Embora as conclusões de Philippe Gasparini em geral se refiram a autores franceses, alguns romances brasileiros incluem-se cada vez mais nessas noções. Quando o teórico fala de autoficções-luto, por exemplo, de autoficções construídas a partir de grandes traumas, é impossível não lembrar os já citados romances Ribamar, de José Castello, e O gosto do apfelstrudel, de Gustavo Bernardo, assim como O filho eterno, de Cristóvão Tezza, em que o autor escreve sobre o filho com síndrome de Down, num paradoxal luto por um nascimento.
Em vez de encarnar o mito de Narciso, o autor que escreve ficção a partir de uma experiência pessoal traumática às vezes está mais para Sísifo, incapaz de sair de seu ir-e-vir doentio, rolando para sempre o seu eu devastado como uma imensa pedra, para cima e para baixo, numa montanha sem fim. O eu ferido tenta se reestruturar à la Freud, ou seja, voltando sempre ao trauma para reintegrá-lo no universo psíquico por meio da escrita – e cada vez mais por meio da autoficção.
O que se percebe na autoficção brasileira é esse eu fruto de um trauma, que pode também ser um trauma coletivo, como a violência decorrente da desigualdade social explícita na sociedade brasileira e que explode em ficções como Cidade de Deus, ou mesmo em ficções autorreferentes de tom manifestamente político, a exemplo de Capão Pecado, de Férrez. Nelas, embora o homonimato ainda não esteja assumido, esse espaço do eu se amplia, saindo totalmente de um registro narcísico para se exteriorizar e se mesclar à geografia político-social que o desestrutura. Esse eu às vezes apela para uma autoficção-limite e se engaja nisso que gosto de chamar de narcisismo útil.

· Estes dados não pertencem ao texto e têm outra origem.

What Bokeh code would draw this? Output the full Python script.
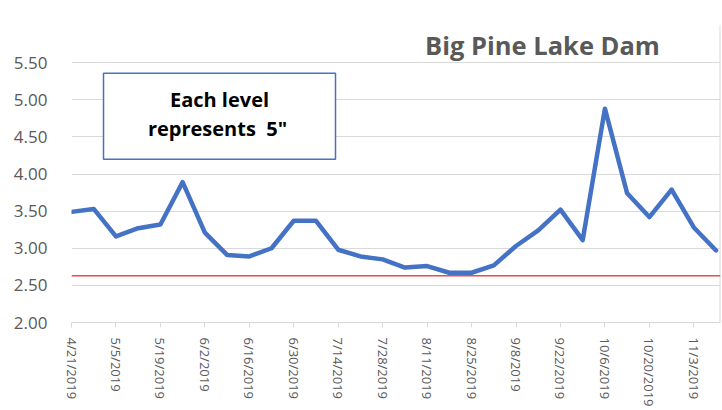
import math
from bokeh.plotting import figure
from bokeh.models import (Range1d, FixedTicker, Span, Label, BoxAnnotation, ColumnDataSource)
from bokeh.embed import file_html
from bokeh.resources import INLINE

# ---- data ----
dates = ["4/21/2019", "4/28/2019", "5/5/2019", "5/12/2019", "5/19/2019", "5/26/2019",
         "6/2/2019", "6/9/2019", "6/16/2019", "6/23/2019", "6/30/2019", "7/7/2019",
         "7/14/2019", "7/21/2019", "7/28/2019", "8/4/2019", "8/11/2019", "8/18/2019",
         "8/25/2019", "9/1/2019", "9/8/2019", "9/15/2019", "9/22/2019", "9/29/2019",
         "10/6/2019", "10/13/2019", "10/20/2019", "10/27/2019", "11/3/2019", "11/10/2019"]
levels = [3.49, 3.53, 3.16, 3.27, 3.32, 3.89, 3.21, 2.91, 2.89, 3.00, 3.37, 3.37,
          2.98, 2.89, 2.85, 2.74, 2.76, 2.67, 2.67, 2.77, 3.03, 3.24, 3.52, 3.11,
          4.88, 3.74, 3.42, 3.79, 3.28, 2.97]
tick_labels = ["4/21/2019", "5/5/2019", "5/19/2019", "6/2/2019", "6/16/2019", "6/30/2019",
               "7/14/2019", "7/28/2019", "8/11/2019", "8/25/2019", "9/8/2019", "9/22/2019",
               "10/6/2019", "10/20/2019", "11/3/2019"]
y_ticks = [2.00, 2.50, 3.00, 3.50, 4.00, 4.50, 5.00, 5.50]
threshold = 2.63
title_text = "Big Pine Lake Dam"
note_lines = ["Each level", "represents\u00a0 5\""]

x_idx = list(range(len(dates)))
tick_pos = [dates.index(t) for t in tick_labels]

FONT = "Open Sans"
GRAY = "#595959"

p = figure(width=722, height=410, output_backend="svg", toolbar_location=None,
           x_range=Range1d(0, 29.2), y_range=Range1d(2.0, 6.0),
           min_border_left=71, min_border_right=2, min_border_top=25, min_border_bottom=88)
p.outline_line_color = None
p.background_fill_color = "white"
p.border_fill_color = "white"

# axes
p.yaxis.ticker = FixedTicker(ticks=y_ticks)
p.yaxis.major_label_overrides = {t: f"{t:.2f}" for t in y_ticks}
p.yaxis.axis_line_color = None
p.yaxis.major_tick_line_color = None
p.yaxis.minor_tick_line_color = None
p.yaxis.major_label_standoff = 18
p.yaxis.major_label_text_font = FONT
p.yaxis.major_label_text_font_size = "17px"
p.yaxis.major_label_text_color = GRAY

p.xaxis.ticker = FixedTicker(ticks=tick_pos)
p.xaxis.major_label_overrides = {i: t for i, t in zip(tick_pos, tick_labels)}
p.xaxis.major_label_orientation = -math.pi / 2
p.xaxis.axis_line_color = "#D9D9D9"
p.xaxis.major_tick_line_color = "#D9D9D9"
p.xaxis.major_tick_in = 0
p.xaxis.major_tick_out = 5
p.xaxis.minor_tick_line_color = None
p.xaxis.major_label_standoff = 10
p.xaxis.major_label_text_font = FONT
p.xaxis.major_label_text_font_size = "13px"
p.xaxis.major_label_text_color = GRAY

p.xgrid.grid_line_color = None
p.ygrid.grid_line_color = "#D9D9D9"
p.ygrid.grid_line_width = 1

# threshold line
p.add_layout(Span(location=threshold, dimension="width", line_color="#F04848", line_width=1.5))

# series
src = ColumnDataSource(dict(x=x_idx, y=levels))
p.line("x", "y", source=src, line_color="#4472C4", line_width=4.5, line_join="round", line_cap="round")

# chart border (frame-relative screen units)
p.add_layout(BoxAnnotation(left=-58, right=649, top=314.3, bottom=-120,
                           left_units="screen", right_units="screen",
                           top_units="screen", bottom_units="screen",
                           fill_color=None, fill_alpha=0, line_color="#D9D9D9", line_alpha=1,
                           line_width=2, level="underlay"))

# note box
p.add_layout(BoxAnnotation(left=32, right=264, top=249.3, bottom=163.3,
                           left_units="screen", right_units="screen",
                           top_units="screen", bottom_units="screen",
                           fill_color="white", fill_alpha=1, line_color="#4472C4", line_alpha=1,
                           line_width=1.5))
p.add_layout(Label(x=148, y=223.3, x_units="screen", y_units="screen", text=note_lines[0],
                   text_align="center", text_baseline="middle", text_font=FONT,
                   text_font_style="bold", text_font_size="20px", text_color="black"))
p.add_layout(Label(x=146, y=194.3, x_units="screen", y_units="screen", text=note_lines[1],
                   text_align="center", text_baseline="middle", text_font=FONT,
                   text_font_style="bold", text_font_size="20px", text_color="black"))

# title
p.add_layout(Label(x=471, y=277.3, x_units="screen", y_units="screen", text=title_text,
                   text_align="center", text_baseline="middle", text_font=FONT,
                   text_font_style="bold", text_font_size="25.5px", text_color=GRAY))

open("out.html", "w").write(file_html(p, INLINE))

O eu, afinal, não é uma entidade mítica/mística isolada, distanciada do mundo e engolida pelo narcisismo. Pelo contrário, todo eu é invariavelmente fruto de uma cultura, de um país ou de uma diáspora e, ao se expressar, muitas vezes levanta questões coletivas relevantes, contribuindo, em sua micro-história, para reflexões mais amplas.
Termino citando Victor Hugo, que ainda no século XIX já antecipava toda essa questão numa frase que ficou célebre: “Quando digo eu, é de todos vocês que estou falando, seus infelizes!”


*Esse texto é parte da comunicação homônima apresentada na Université Paris-Sorbonne durante o “IV Colóquio Internacional sobre Literatura Brasileira Contemporânea: Práticas do Espaço”, organizado por Claire Williams (St. Peter’s College, University of Oxford), José Leonardo Tonus (Université Paris-Sorbonne) e Regina Dalcastagnè (Universidade de Brasília) entre 14 e 20 de janeiro de 2015.